Me ha llenado de alegría la noticia de que a Eduardo Madinabeitia le vayan a nombrar hijo predilecto. Nadie como él se merece un homenaje y un aplauso, porque la sonrisa y el saludo te los roba sin que puedas darte cuenta, simplemente presentando su tarjeta de visita, su saludo sonriente, casi reverente. Vaya pues también mi voto y mi adhesión a su categoría de predilecto. No tengo tan claro, sin embargo, que sea el de hijo su mejor adjetivo, y eso que no dudo de que lo fue y lo ha sido. Pero hasta donde le conozco y le he tratado, me cuadra más el de padre o hasta el de abuelo predilecto. Como diría hoy mi hijo a sus dieciseis, Eduardo es un crack.
Yo no fui su alumno, así que en esa faceta no puedo juzgarlo. Yo le conocí en mi paso por Eusko Alkartasuna, y el suyo, a su conocimiento me refiero, es a fecha de hoy uno de los mejores recuerdos que conservo, que conservo vivo además porque solemos seguir viéndonos, y saludándonos y sonriéndonos y a menudo hasta comiendo separados y juntos a la vez. En este sentido Eduardo es de los que hace que la frase famosa de que en la vida hay amigos, enemigos y compañeros de partido, tome inesperádamente un sesgo positivo.
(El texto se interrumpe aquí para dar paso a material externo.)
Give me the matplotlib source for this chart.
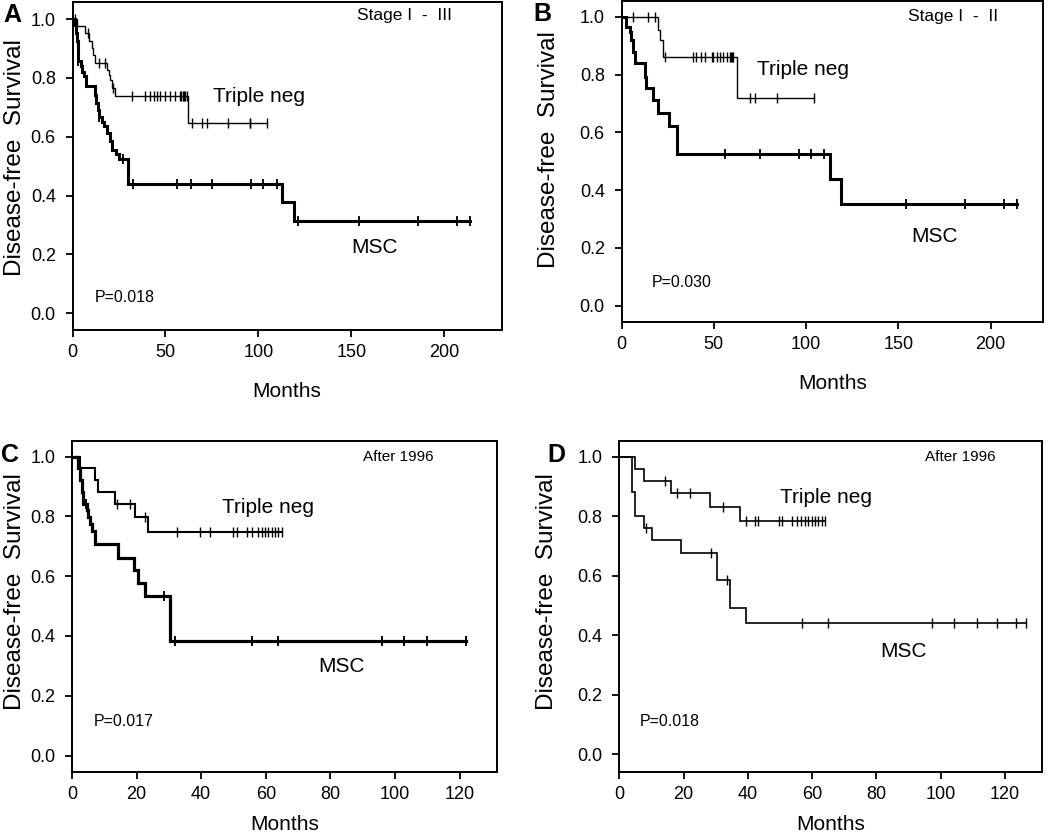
import numpy as np
import matplotlib.pyplot as plt

plt.rcParams['font.family'] = ['Liberation Sans', 'DejaVu Sans']

# Panel A - Stage I-III
a_tn_times = [2.3, 6.8, 9.0, 10.5, 11.3, 12.2, 18.5, 19.5, 20.3, 21.2, 23.0, 62.4]
a_tn_surv = [0.976, 0.952, 0.925, 0.900, 0.879, 0.852, 0.828, 0.810, 0.794, 0.765, 0.739, 0.646]
a_tn_cens = [1.4, 8.1, 14.0, 17.5, 22.0, 31.9, 39.1, 41.8, 44.0, 45.4, 47.2, 49.8, 52.5, 55.2,
             57.9, 58.6, 59.3, 60.0, 60.7, 61.4, 64.2, 69.6, 72.3, 83.9, 95.3, 95.8, 104.8]
a_msc_times = [1.3, 1.8, 2.4, 2.8, 3.0, 4.5, 5.2, 6.0, 7.2, 12.0, 12.8, 13.6, 14.2, 16.0, 17.0,
               18.5, 20.3, 21.2, 23.5, 25.0, 30.1, 112.6, 119.4]
a_msc_surv = [0.981, 0.952, 0.925, 0.896, 0.856, 0.839, 0.820, 0.805, 0.773, 0.743, 0.714, 0.690,
              0.667, 0.651, 0.635, 0.612, 0.584, 0.555, 0.540, 0.524, 0.440, 0.378, 0.314]
a_msc_cens = [3.2, 14.5, 27.4, 32.8, 56.1, 64.0, 75.0, 96.2, 102.7, 109.9, 121.5, 154.1, 185.9,
              206.7, 213.8]

# Panel B - Stage I-II
b_tn_times = [19.7, 21.0, 22.3, 62.6]
b_tn_surv = [0.954, 0.919, 0.862, 0.720]
b_tn_cens = [6.3, 14.4, 18.0, 23.4, 38.8, 40.6, 43.3, 45.1, 48.8, 49.6, 51.5, 53.3, 55.1, 56.9,
             58.7, 59.3, 59.9, 60.5, 69.5, 72.2, 84.0, 104.5]
b_msc_times = [2.7, 4.5, 5.4, 6.3, 7.2, 12.6, 13.5, 16.8, 19.9, 25.8, 30.2, 112.8, 119.2]
b_msc_surv = [0.965, 0.948, 0.919, 0.879, 0.839, 0.792, 0.752, 0.712, 0.666, 0.623, 0.525,
              0.437, 0.351]
b_msc_cens = [56.0, 74.9, 96.0, 102.9, 109.7, 154.4, 186.0, 207.2, 214.3]

# Panel C - After 1996
c_tn_times = [2.5, 7.1, 8.2, 13.3, 19.5, 23.6]
c_tn_surv = [0.961, 0.922, 0.883, 0.842, 0.797, 0.749]
c_tn_cens = [14.0, 18.1, 22.6, 32.6, 39.6, 42.7, 49.9, 51.0, 54.1, 55.6, 57.7, 58.7, 59.8,
             60.8, 61.8, 62.8, 63.9, 64.9]
c_msc_times = [2.0, 2.5, 3.0, 3.5, 4.5, 5.0, 5.6, 6.3, 7.1, 14.3, 19.2, 20.5, 22.6, 30.5]
c_msc_surv = [0.961, 0.922, 0.882, 0.842, 0.820, 0.797, 0.775, 0.752, 0.707, 0.662, 0.621,
              0.577, 0.532, 0.384]
c_msc_cens = [4.3, 28.5, 31.9, 55.8, 63.9, 95.9, 102.9, 109.8, 121.9]

# Panel D - After 1996
d_tn_times = [4.9, 7.7, 16.0, 28.2, 37.5]
d_tn_surv = [0.959, 0.919, 0.879, 0.832, 0.785]
d_tn_cens = [14.2, 18.0, 22.0, 32.3, 39.4, 42.2, 43.3, 49.8, 50.5, 53.6, 55.2, 56.5, 57.8,
             58.8, 59.8, 60.9, 61.9, 63.0, 64.0]
d_msc_times = [3.8, 4.9, 7.7, 10.1, 19.1, 30.3, 34.4, 39.4]
d_msc_surv = [0.882, 0.800, 0.759, 0.720, 0.675, 0.586, 0.490, 0.442]
d_msc_cens = [8.3, 28.4, 33.4, 56.7, 64.8, 97.2, 104.1, 111.4, 117.4, 123.4, 126.5]


def km_curve(ax, times, surv, cens, lw):
    end = max(max(cens), max(times))
    xs = [0] + list(times) + [end]
    ys = [1.0] + list(surv) + [surv[-1]]
    ax.step(xs, ys, where='post', color='black', lw=lw, solid_joinstyle='miter')
    t = np.array(times)
    s = np.array(surv)
    idx = np.searchsorted(t, cens, side='right')
    lev = np.where(idx == 0, 1.0, s[np.maximum(idx - 1, 0)])
    ax.plot(cens, lev, ls='none', marker='|', ms=7, mew=max(1.0, lw * 0.6), color='black')


def style_axes(ax, xlim, ylim, xticks, xpad):
    ax.set_xlim(*xlim)
    ax.set_ylim(*ylim)
    ax.set_xticks(xticks)
    ax.set_yticks([0.0, 0.2, 0.4, 0.6, 0.8, 1.0])
    ax.set_yticklabels(['0.0', '0.2', '0.4', '0.6', '0.8', '1.0'])
    for sp in ax.spines.values():
        sp.set_linewidth(1.4)
    ax.tick_params(axis='both', direction='out', length=5, width=1.3, labelsize=13)
    ax.tick_params(axis='y', pad=7)
    ax.tick_params(axis='x', pad=5)
    ax.set_xlabel('Months', fontsize=15, labelpad=xpad)


fig = plt.figure(figsize=(10.5, 8.34), dpi=100)
W, H = 1050, 834


def add_ax(left, right, top, bottom):
    return fig.add_axes([left / W, 1 - bottom / H, (right - left) / W, (bottom - top) / H])


axA = add_ax(72.5, 501.7, 2, 330)
axB = add_ax(621.5, 1043, 0.5, 322)
axC = add_ax(72, 497, 441, 772)
axD = add_ax(619.3, 1042, 441, 772)

km_curve(axA, a_tn_times, a_tn_surv, a_tn_cens, 1.0)
km_curve(axA, a_msc_times, a_msc_surv, a_msc_cens, 2.2)
km_curve(axB, b_tn_times, b_tn_surv, b_tn_cens, 1.0)
km_curve(axB, b_msc_times, b_msc_surv, b_msc_cens, 2.2)
km_curve(axC, c_tn_times, c_tn_surv, c_tn_cens, 1.5)
km_curve(axC, c_msc_times, c_msc_surv, c_msc_cens, 2.3)
km_curve(axD, d_tn_times, d_tn_surv, d_tn_cens, 1.2)
km_curve(axD, d_msc_times, d_msc_surv, d_msc_cens, 1.2)

style_axes(axA, (0, 231), (-0.057, 1.058), [0, 50, 100, 150, 200], 15)
style_axes(axB, (0, 228.4), (-0.056, 1.056), [0, 50, 100, 150, 200], 15)
style_axes(axC, (0, 131.6), (-0.055, 1.052), [0, 20, 40, 60, 80, 100, 120], 9)
style_axes(axD, (0, 131.5), (-0.06, 1.053), [0, 20, 40, 60, 80, 100, 120], 9)

# y labels
for ax, x, y in [(axA, -0.108, 0.527), (axB, -0.146, 0.535),
                 (axC, -0.108, 0.544), (axD, -0.146, 0.544)]:
    ax.set_ylabel('Disease-free  Survival', fontsize=17.5)
    ax.yaxis.set_label_coords(x, y)

# annotations
axA.text(178.8, 1.011, 'Stage I  -  III', fontsize=12.5, ha='center', va='center')
axA.text(75.8, 0.736, 'Triple neg', fontsize=15, ha='left', va='center')
axA.text(162.7, 0.222, 'MSC', fontsize=15, ha='center', va='center')
axA.text(12.2, 0.055, 'P=0.018', fontsize=11.5, ha='left', va='center')

axB.text(179.6, 1.0, 'Stage I  -  II', fontsize=12.5, ha='center', va='center')
axB.text(73.3, 0.816, 'Triple neg', fontsize=15, ha='left', va='center')
axB.text(169.8, 0.238, 'MSC', fontsize=15, ha='center', va='center')
axB.text(16.4, 0.082, 'P=0.030', fontsize=11.5, ha='left', va='center')

axC.text(101, 1.0, 'After 1996', fontsize=11, ha='center', va='center')
axC.text(46.4, 0.83, 'Triple neg', fontsize=15, ha='left', va='center')
axC.text(83.5, 0.298, 'MSC', fontsize=15, ha='center', va='center')
axC.text(6.8, 0.114, 'P=0.017', fontsize=11.5, ha='left', va='center')

axD.text(106, 1.0, 'After 1996', fontsize=11, ha='center', va='center')
axD.text(50, 0.864, 'Triple neg', fontsize=15, ha='left', va='center')
axD.text(88.3, 0.345, 'MSC', fontsize=15, ha='center', va='center')
axD.text(6.4, 0.11, 'P=0.018', fontsize=11.5, ha='left', va='center')

for letter, px, py in [('A', 12, 15), ('B', 542, 14), ('C', 10, 455), ('D', 556, 455)]:
    fig.text(px / W, 1 - py / H, letter, fontsize=18, fontweight='bold', ha='center', va='center')

fig.savefig('out.png', dpi=100)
Yo lo recuerdo en mis primeras tareas de interventor o apoderado electoral. Recogiendo incansable las documentaciones que íbamos trayendo de nuestras mesas. Incluso las de algunos, que por venir de pueblos veníamos tarde. El las ordenaba con mimo, el las recogía con su eterna sonrisa y tenía siempre un minuto para agradecerlas. Este es de esos hombres que me gustan. De los que sabe el valor incalculable que tienen un por favor y un gracias. Tenía entonces más de cohenta años y una energía incombustible.
Hemos coincidido luego en más de estas batallas y hasta en otras. Siempre ha tenido mi respeto y siempre me ha honrado con la impresión de contar yo también con el suyo. Pero que nadie piense en él como en un vacío sonriente. Eduardo tiene también un rostro serio que traslada a su gesto la certeza de que no sólo mantiene la energía en sus piernas. También su cabeza gira rápida y ágil y hace disfrutar del placer de esas conversaciones inteligentes aún siendo banales. Con la sentenciosidad (vaya palabra que me acabo de inventar) que caracteriza al hombre sabio. Con las frases cortas que desbordan sentido y experiencia. Con la palabra suave, destilando prudencia y siempre con un tono de modestia. Con la expresión adecuada para demostrar que atiende, entiende e intenta aprender de quien le habla en vez de limitarse a esperar su turno para hablar.
Yo casi me lo imagino acercarse a recoger sus honores haciendo casi reverencias, sonriendo emocionado y como sorprendido de recibir algo que no merece y para lo que seguramente encontraría muchos candidatos más idóneos que él. Ya no somos compañeros de partido, pero es igual, nos saludamos y nos alegramos de vernos con una alegría sincera que espero realmente que dure muchos años.